Information shown:
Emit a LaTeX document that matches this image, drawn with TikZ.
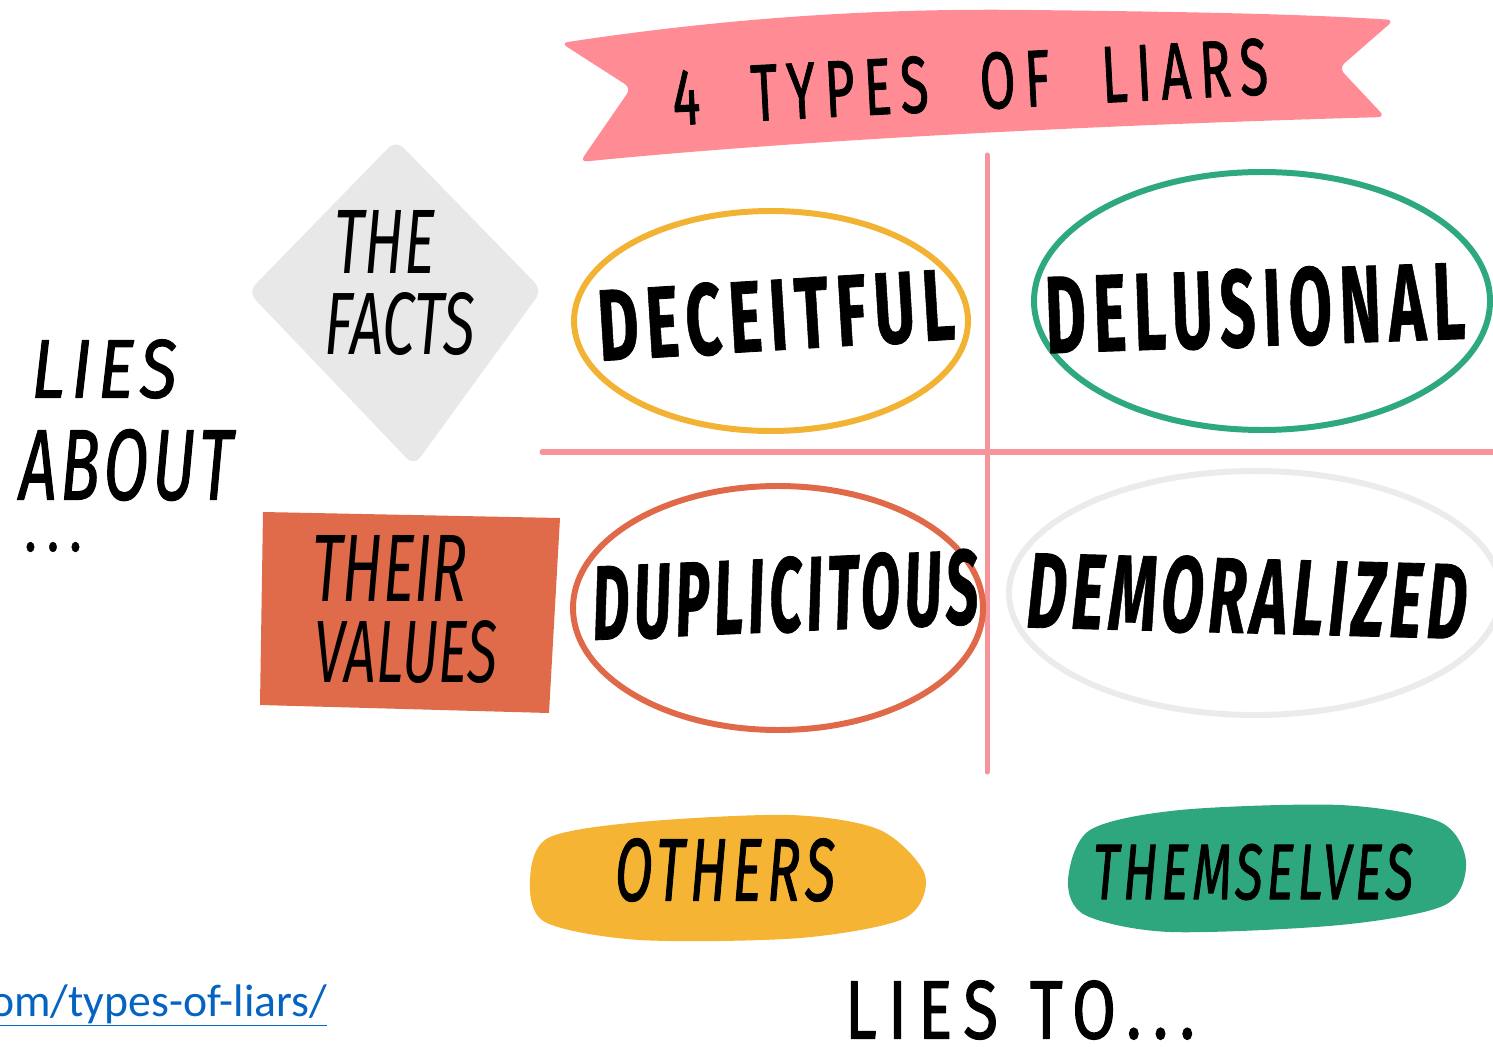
\documentclass[tikz,border=0pt]{standalone}
\usepackage{fontspec}
\setmainfont{Fira Sans}
\newfontfamily\linkfont{Carlito}
\usepackage{tikz}
\usetikzlibrary{positioning}
\definecolor{bannerpink}{HTML}{FF8C94}
\definecolor{crosspink}{HTML}{F7939A}
\definecolor{factgray}{HTML}{E8E8E8}
\definecolor{valuered}{HTML}{E06B4A}
\definecolor{ringyellow}{HTML}{F2B233}
\definecolor{ringgreen}{HTML}{2EA880}
\definecolor{ringred}{HTML}{E0694A}
\definecolor{ringgray}{HTML}{EBEBEB}
\definecolor{blobyellow}{HTML}{F5B433}
\definecolor{blobgreen}{HTML}{2EA77F}
\definecolor{linkblue}{HTML}{0563C1}
\newlength\pxu
\setlength\pxu{0.02cm}
\newcommand{\fitword}[3]{\resizebox{#1\pxu}{#2\pxu}{#3}}

\begin{document}
\begin{tikzpicture}[x=0.02cm, y=-0.02cm, line cap=round, line join=round,
word/.style={inner sep=0pt, font=\bfseries\addfontfeature{LetterSpace=12,FakeBold=0.8}},
slantword/.style={inner sep=0pt, font=\bfseries\itshape\addfontfeature{LetterSpace=8,FakeBold=0.8}},
airy/.style={inner sep=0pt, font=\addfontfeature{LetterSpace=18,FakeBold=1.6}},
hand/.style={inner sep=0pt, font=\itshape},
ring/.style={line width=3.4pt}]
  \useasboundingbox (0,0) rectangle (1493,1047);
  % banner
  \fill[bannerpink, rounded corners=4pt] (561,43) .. controls (700,22) and (850,8) .. (1030,10)
    .. controls (1200,12) and (1300,14) .. (1394,20) -- (1339,68) -- (1385,117)
    .. controls (1100,125) and (800,140) .. (580,162) -- (631,88) -- cycle;
  \node[airy, rotate=3] (title) at (970,82) {\fitword{596}{56}{4\hspace{1em}TYPES\hspace{1em}OF\hspace{1em}LIARS}};
  % grid
  \coordinate (vtop) at (987,155);
  \coordinate (vbot) at (987,772);
  \coordinate (hleft) at (542,452);
  \coordinate (hright) at (1500,452);
  \draw[crosspink, line width=2.85pt] (vtop) -- (vbot);
  \draw[crosspink, line width=2.85pt] (hleft) -- (hright);
  % lies about
  \fill[factgray, rounded corners=6pt] (396,140) -- (542,290) -- (414,466) -- (248,292) -- cycle;
  \fill[valuered] (263,512) -- (560,518) -- (549,713) -- (260,705) -- cycle;
  \node[hand] (the) at (385,242) {\fitword{100}{63}{THE}};
  \node[hand] (facts) at (400,324) {\fitword{150}{62}{FACTS}};
  \node[hand] (their) at (390,568) {\fitword{155}{66}{THEIR}};
  \node[hand] (values) at (406,652) {\fitword{182}{62}{VALUES}};
  \node[hand, font=\itshape\addfontfeature{LetterSpace=10,FakeBold=1.5}] (lies) at (104,369) {\fitword{145}{58}{LIES}};
  \node[hand, font=\itshape\addfontfeature{LetterSpace=6,FakeBold=1.5}] (about) at (126,465) {\fitword{213}{70}{ABOUT}};
  \node[word] (dots) at (53,547) {\fitword{55}{9}{.\hspace{0.3em}.\hspace{0.3em}.}};
  % types
  \foreach \n/\cx/\cy/\rx/\ry/\col in {dec/771/321/197/110/ringyellow, del/1262/301/228/129/ringgreen,
      dup/778/608/205/122/ringred, dem/1255/593/246/122/ringgray}
    \draw[ring, \col] (\cx,\cy) ellipse [x radius=\rx, y radius=\ry];
  \node[word, rotate=3.5] (deceitful) at (776,315) {\fitword{357}{72}{DECEITFUL}};
  \node[word, rotate=2] (delusional) at (1255,308) {\fitword{420}{78}{DELUSIONAL}};
  \node[slantword, rotate=2.5] (duplicitous) at (785,595) {\fitword{386}{75}{DUPLICITOUS}};
  \node[slantword, rotate=-1.5] (demoralized) at (1247,596) {\fitword{440}{76}{DEMORALIZED}};
  % lies to
  \fill[blobyellow] plot[smooth cycle] coordinates {(530,880) (548,838) (640,822) (790,815) (880,830)
    (925,875) (905,918) (800,938) (640,940) (545,922)};
  \fill[blobgreen] plot[smooth cycle] coordinates {(1068,880) (1090,830) (1180,810) (1340,805) (1440,822)
    (1466,862) (1445,905) (1340,925) (1170,932) (1085,915)};
  \node[hand, font=\itshape\addfontfeature{LetterSpace=10,FakeBold=1.5}] (others) at (725,870) {\fitword{220}{62}{OTHERS}};
  \node[hand, font=\itshape\addfontfeature{LetterSpace=8,FakeBold=1.5}] (themselves) at (1253,872) {\fitword{320}{55}{THEMSELVES}};
  \node[airy] (liesto) at (1020,1010) {\fitword{350}{58}{LIES\hspace{0.5em}TO...}};
  % source
  \node[anchor=base west, inner sep=0pt, text=linkblue, font=\linkfont\fontsize{26}{30}\selectfont] (link) at (-10,1016) {\underline{om/types-of-liars/}};
\end{tikzpicture}
\end{document}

Problem requirements:
Copy out the whole listing exactly, and don't carry over any pictures.

Problem solution:
Emit a LaTeX document that matches this image, drawn with TikZ.
\documentclass[tikz,border=0pt]{standalone}
\usepackage{fontspec}
\setmainfont{Fira Sans}
\newfontfamily\linkfont{Carlito}
\usepackage{tikz}
\usetikzlibrary{positioning}
\definecolor{bannerpink}{HTML}{FF8C94}
\definecolor{crosspink}{HTML}{F7939A}
\definecolor{factgray}{HTML}{E8E8E8}
\definecolor{valuered}{HTML}{E06B4A}
\definecolor{ringyellow}{HTML}{F2B233}
\definecolor{ringgreen}{HTML}{2EA880}
\definecolor{ringred}{HTML}{E0694A}
\definecolor{ringgray}{HTML}{EBEBEB}
\definecolor{blobyellow}{HTML}{F5B433}
\definecolor{blobgreen}{HTML}{2EA77F}
\definecolor{linkblue}{HTML}{0563C1}
\newlength\pxu
\setlength\pxu{0.02cm}
\newcommand{\fitword}[3]{\resizebox{#1\pxu}{#2\pxu}{#3}}

\begin{document}
\begin{tikzpicture}[x=0.02cm, y=-0.02cm, line cap=round, line join=round,
word/.style={inner sep=0pt, font=\bfseries\addfontfeature{LetterSpace=12,FakeBold=0.8}},
slantword/.style={inner sep=0pt, font=\bfseries\itshape\addfontfeature{LetterSpace=8,FakeBold=0.8}},
airy/.style={inner sep=0pt, font=\addfontfeature{LetterSpace=18,FakeBold=1.6}},
hand/.style={inner sep=0pt, font=\itshape},
ring/.style={line width=3.4pt}]
  \useasboundingbox (0,0) rectangle (1493,1047);
  % banner
  \fill[bannerpink, rounded corners=4pt] (561,43) .. controls (700,22) and (850,8) .. (1030,10)
    .. controls (1200,12) and (1300,14) .. (1394,20) -- (1339,68) -- (1385,117)
    .. controls (1100,125) and (800,140) .. (580,162) -- (631,88) -- cycle;
  \node[airy, rotate=3] (title) at (970,82) {\fitword{596}{56}{4\hspace{1em}TYPES\hspace{1em}OF\hspace{1em}LIARS}};
  % grid
  \coordinate (vtop) at (987,155);
  \coordinate (vbot) at (987,772);
  \coordinate (hleft) at (542,452);
  \coordinate (hright) at (1500,452);
  \draw[crosspink, line width=2.85pt] (vtop) -- (vbot);
  \draw[crosspink, line width=2.85pt] (hleft) -- (hright);
  % lies about
  \fill[factgray, rounded corners=6pt] (396,140) -- (542,290) -- (414,466) -- (248,292) -- cycle;
  \fill[valuered] (263,512) -- (560,518) -- (549,713) -- (260,705) -- cycle;
  \node[hand] (the) at (385,242) {\fitword{100}{63}{THE}};
  \node[hand] (facts) at (400,324) {\fitword{150}{62}{FACTS}};
  \node[hand] (their) at (390,568) {\fitword{155}{66}{THEIR}};
  \node[hand] (values) at (406,652) {\fitword{182}{62}{VALUES}};
  \node[hand, font=\itshape\addfontfeature{LetterSpace=10,FakeBold=1.5}] (lies) at (104,369) {\fitword{145}{58}{LIES}};
  \node[hand, font=\itshape\addfontfeature{LetterSpace=6,FakeBold=1.5}] (about) at (126,465) {\fitword{213}{70}{ABOUT}};
  \node[word] (dots) at (53,547) {\fitword{55}{9}{.\hspace{0.3em}.\hspace{0.3em}.}};
  % types
  \foreach \n/\cx/\cy/\rx/\ry/\col in {dec/771/321/197/110/ringyellow, del/1262/301/228/129/ringgreen,
      dup/778/608/205/122/ringred, dem/1255/593/246/122/ringgray}
    \draw[ring, \col] (\cx,\cy) ellipse [x radius=\rx, y radius=\ry];
  \node[word, rotate=3.5] (deceitful) at (776,315) {\fitword{357}{72}{DECEITFUL}};
  \node[word, rotate=2] (delusional) at (1255,308) {\fitword{420}{78}{DELUSIONAL}};
  \node[slantword, rotate=2.5] (duplicitous) at (785,595) {\fitword{386}{75}{DUPLICITOUS}};
  \node[slantword, rotate=-1.5] (demoralized) at (1247,596) {\fitword{440}{76}{DEMORALIZED}};
  % lies to
  \fill[blobyellow] plot[smooth cycle] coordinates {(530,880) (548,838) (640,822) (790,815) (880,830)
    (925,875) (905,918) (800,938) (640,940) (545,922)};
  \fill[blobgreen] plot[smooth cycle] coordinates {(1068,880) (1090,830) (1180,810) (1340,805) (1440,822)
    (1466,862) (1445,905) (1340,925) (1170,932) (1085,915)};
  \node[hand, font=\itshape\addfontfeature{LetterSpace=10,FakeBold=1.5}] (others) at (725,870) {\fitword{220}{62}{OTHERS}};
  \node[hand, font=\itshape\addfontfeature{LetterSpace=8,FakeBold=1.5}] (themselves) at (1253,872) {\fitword{320}{55}{THEMSELVES}};
  \node[airy] (liesto) at (1020,1010) {\fitword{350}{58}{LIES\hspace{0.5em}TO...}};
  % source
  \node[anchor=base west, inner sep=0pt, text=linkblue, font=\linkfont\fontsize{26}{30}\selectfont] (link) at (-10,1016) {\underline{om/types-of-liars/}};
\end{tikzpicture}
\end{document}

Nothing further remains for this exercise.